Line 16: exclud the keyword “obesity screenig”, since the main objective is not obesity screening

Line 117: change “aboive” to “above”.

Line 143: Change “the” to “The”.

Line 171: a do tis missing in this line.

Line 295: “latte” and “latte with sugar” are not presented in the table 1.

The english is good, but a minor review is needed to exclude minor text errors.

Author Response

Comments and Suggestions for Authors

The manuscript "Multispectral food classification and caloric estimation using convolutional neural networks" is interesting, since it uses multispectral imagens and convolutional neural networks to improve the quality of classification of foods and predictions of calories for common food in Korea. As was showed by the authors both objectives were achieved. 

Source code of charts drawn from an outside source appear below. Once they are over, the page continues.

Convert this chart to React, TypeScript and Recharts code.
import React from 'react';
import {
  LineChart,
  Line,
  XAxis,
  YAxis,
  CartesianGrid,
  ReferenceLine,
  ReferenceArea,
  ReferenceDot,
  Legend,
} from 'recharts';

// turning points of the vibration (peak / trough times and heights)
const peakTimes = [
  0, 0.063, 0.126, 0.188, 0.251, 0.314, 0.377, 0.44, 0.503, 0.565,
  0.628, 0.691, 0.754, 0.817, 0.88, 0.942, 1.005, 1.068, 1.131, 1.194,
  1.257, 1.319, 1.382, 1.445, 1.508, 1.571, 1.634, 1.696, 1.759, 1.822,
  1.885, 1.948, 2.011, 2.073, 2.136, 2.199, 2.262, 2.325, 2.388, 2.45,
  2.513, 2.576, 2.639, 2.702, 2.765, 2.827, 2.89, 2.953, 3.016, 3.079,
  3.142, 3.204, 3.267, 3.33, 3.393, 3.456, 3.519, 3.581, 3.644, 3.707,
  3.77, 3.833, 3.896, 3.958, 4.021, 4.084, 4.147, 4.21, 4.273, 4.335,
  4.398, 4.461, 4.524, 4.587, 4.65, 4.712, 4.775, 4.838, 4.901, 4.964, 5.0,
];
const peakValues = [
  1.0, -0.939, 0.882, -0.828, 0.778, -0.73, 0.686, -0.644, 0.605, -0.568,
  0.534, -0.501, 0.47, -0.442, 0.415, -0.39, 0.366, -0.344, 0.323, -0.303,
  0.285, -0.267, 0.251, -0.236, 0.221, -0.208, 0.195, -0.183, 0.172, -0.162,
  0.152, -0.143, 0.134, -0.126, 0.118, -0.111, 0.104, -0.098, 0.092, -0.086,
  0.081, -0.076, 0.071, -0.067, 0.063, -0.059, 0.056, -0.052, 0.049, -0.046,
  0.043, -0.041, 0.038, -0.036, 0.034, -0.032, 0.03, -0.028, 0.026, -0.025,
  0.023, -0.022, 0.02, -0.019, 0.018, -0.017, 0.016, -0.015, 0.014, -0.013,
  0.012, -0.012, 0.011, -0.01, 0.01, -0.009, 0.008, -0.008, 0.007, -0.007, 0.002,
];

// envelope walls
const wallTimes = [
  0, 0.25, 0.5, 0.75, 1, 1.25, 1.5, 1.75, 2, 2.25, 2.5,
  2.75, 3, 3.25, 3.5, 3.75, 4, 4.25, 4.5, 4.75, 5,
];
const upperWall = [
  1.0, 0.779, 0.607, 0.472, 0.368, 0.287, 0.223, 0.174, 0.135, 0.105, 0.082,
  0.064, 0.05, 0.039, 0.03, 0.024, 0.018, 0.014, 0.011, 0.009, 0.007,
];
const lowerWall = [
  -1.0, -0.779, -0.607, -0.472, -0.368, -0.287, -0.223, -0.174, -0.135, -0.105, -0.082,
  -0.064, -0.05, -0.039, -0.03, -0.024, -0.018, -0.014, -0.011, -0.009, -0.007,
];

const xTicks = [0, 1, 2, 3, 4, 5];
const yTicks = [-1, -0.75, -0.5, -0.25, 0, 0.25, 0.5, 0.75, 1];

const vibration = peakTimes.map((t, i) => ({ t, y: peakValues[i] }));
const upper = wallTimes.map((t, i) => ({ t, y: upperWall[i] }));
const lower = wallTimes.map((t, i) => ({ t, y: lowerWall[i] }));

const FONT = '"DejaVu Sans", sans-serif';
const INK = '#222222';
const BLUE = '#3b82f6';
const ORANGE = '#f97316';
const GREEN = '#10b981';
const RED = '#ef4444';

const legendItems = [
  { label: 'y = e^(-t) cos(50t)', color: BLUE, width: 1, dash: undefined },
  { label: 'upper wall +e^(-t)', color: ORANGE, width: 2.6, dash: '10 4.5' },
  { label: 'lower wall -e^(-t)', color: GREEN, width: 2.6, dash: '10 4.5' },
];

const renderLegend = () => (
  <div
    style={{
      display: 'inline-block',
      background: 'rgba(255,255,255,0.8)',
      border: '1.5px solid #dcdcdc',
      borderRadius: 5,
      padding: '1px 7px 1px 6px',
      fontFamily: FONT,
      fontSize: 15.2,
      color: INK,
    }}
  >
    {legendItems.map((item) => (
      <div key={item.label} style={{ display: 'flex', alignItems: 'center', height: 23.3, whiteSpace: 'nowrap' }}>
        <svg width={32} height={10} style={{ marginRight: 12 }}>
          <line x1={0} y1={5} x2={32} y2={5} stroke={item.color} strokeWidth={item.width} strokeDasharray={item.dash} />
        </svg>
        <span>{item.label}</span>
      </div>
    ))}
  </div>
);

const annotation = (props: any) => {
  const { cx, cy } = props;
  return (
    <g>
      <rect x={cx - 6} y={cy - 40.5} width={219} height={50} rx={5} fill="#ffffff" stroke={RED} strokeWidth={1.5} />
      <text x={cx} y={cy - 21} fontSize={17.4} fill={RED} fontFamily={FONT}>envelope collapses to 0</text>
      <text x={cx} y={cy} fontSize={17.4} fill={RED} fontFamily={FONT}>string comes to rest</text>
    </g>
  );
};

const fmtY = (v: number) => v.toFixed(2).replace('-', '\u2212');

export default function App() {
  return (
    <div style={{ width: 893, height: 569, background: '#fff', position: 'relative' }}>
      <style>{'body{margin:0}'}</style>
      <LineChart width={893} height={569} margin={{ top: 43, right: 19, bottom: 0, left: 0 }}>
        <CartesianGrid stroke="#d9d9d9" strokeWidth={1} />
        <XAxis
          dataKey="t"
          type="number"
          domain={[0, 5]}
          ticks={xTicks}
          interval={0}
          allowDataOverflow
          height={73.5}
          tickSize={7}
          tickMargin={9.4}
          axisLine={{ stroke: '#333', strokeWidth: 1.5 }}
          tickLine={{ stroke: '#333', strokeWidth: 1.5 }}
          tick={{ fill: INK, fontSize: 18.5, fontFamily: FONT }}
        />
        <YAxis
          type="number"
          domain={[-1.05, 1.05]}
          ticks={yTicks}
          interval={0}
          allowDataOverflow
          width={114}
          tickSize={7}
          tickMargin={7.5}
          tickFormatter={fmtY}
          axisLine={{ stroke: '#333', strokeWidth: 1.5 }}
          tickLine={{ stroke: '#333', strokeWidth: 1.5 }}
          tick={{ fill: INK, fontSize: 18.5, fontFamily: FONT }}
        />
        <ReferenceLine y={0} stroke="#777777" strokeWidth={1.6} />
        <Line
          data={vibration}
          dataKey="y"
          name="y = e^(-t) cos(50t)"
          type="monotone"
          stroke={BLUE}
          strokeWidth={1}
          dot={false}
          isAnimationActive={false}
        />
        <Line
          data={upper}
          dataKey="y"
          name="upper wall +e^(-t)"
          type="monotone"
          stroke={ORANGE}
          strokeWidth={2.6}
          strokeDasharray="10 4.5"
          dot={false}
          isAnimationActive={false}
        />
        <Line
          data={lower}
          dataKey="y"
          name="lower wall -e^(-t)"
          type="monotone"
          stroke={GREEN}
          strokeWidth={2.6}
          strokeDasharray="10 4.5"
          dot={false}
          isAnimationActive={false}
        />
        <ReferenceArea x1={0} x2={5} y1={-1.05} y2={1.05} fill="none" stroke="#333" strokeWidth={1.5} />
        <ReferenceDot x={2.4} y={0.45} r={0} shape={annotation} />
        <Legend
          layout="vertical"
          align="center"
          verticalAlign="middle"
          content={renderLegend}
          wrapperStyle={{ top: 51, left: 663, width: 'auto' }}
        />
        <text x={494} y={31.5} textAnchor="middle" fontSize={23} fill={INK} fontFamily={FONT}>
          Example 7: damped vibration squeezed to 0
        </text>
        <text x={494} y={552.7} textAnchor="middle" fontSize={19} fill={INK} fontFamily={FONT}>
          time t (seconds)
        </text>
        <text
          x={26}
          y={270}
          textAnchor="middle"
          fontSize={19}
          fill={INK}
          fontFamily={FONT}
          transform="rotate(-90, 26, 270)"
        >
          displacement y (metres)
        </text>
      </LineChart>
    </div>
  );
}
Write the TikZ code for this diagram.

My only question about the methodology is whether using information from reference values would be suitable as labels for the actual foods analyzed. But I admit that the idea of looking for reference values for foods was a good strategy to use the available data. In addition, in a next study, it will be possible to test the trained model in other samples of food with accurately analyzed calorie values to evaluate the robustness of the model.

  • Reply: The author agrees that chemical analysis methods could provide very accurate reference values. However, the food used in this study is a mixture of several ingredients, with the exception of a few. These foods may have different calories depending on the sample area. Reference calories for foods with a mix of ingredients can be obtained by averaging the calories in samples taken at different locations. However, the average calories obtained may fluctuate depending on the number of samples and the location of the sample. The calories in foods provided by Nutrition facts or the Korean Food Safety Administration are known to be measured considering the several factors, including those mentioned above. Therefore, rather than measuring the reference calorie values for each food by the author himself (which may be less accurate), the author decided to use the calorie values that have already been published.

Follow bellow some suggestions for the authors concerning the text:

Abstract: the objective of the manuscript is not clear in the abstract;

  • Reply: One of the main purposes of this paper is to improve the accuracy by using images captured under various light sources in the ultraviolet, visible, and infrared bands compared to conventional food classification/calorie measurement methods using RGB images. Accordingly, the author clearly mentioned the objective of the paper in abstract as follows: “A method of fusion the RGB image and the images captured at ultraviolet, visible, and near-infrared regions at center wavelengths of 385, 405, 430, 470, 490, 510, 560, 625, 645, 660, 810, 850, 870, 890, 910, 950, 970, and 1020nm was adopted to improve the accuracy.” (line 4-6, marked in blue)

Line 12 – 14: results need to be more clearly written.

  • Reply: The author changed as “The highest accuracy for food type classification was 99.81% when using 19 images and the lowest MAPE for caloric content was 10.56 when using 14 images.” (line 14-16, marked in blue)

Linha 15: include a conclusion related to your objective in the abstract.

  • Reply: A new sentence was included in abstract as follows: “Such results proved that the use of the images captured at various wavelengths in the UV and NIR bands was very helpful to improve the accuracy of food classification and caloric estimation.” (line 16-17, marked in blue)

Line 16: exclude the keyword “obesity screening”, since the main objective is not obesity screening

  • Reply: The author removed the keyword “obesity screening”

Line 117: change “aboive” to “above”.

  • Reply: The author changed it accordingly. (marked in blue)

Line 143: Change “the” to “The”

  • Reply: The author changed it accordingly. (marked in blue)

Line 171: a do tis missing in this line.

  • Reply: The author changed it accordingly. (marked in blue)

Line 295: “latte” and “latte with sugar” are not presented in the table 1.

  • Reply: As the authors checked, both "caffelatte" and "latte" were used. It has been unified as "caffelatte" to prevent confusion among readers. (marked in blue)

Round 2

Reviewer 2 Report

The authors have responded in detail accroding to the comments requested and revised and improved the manuscript accordingly.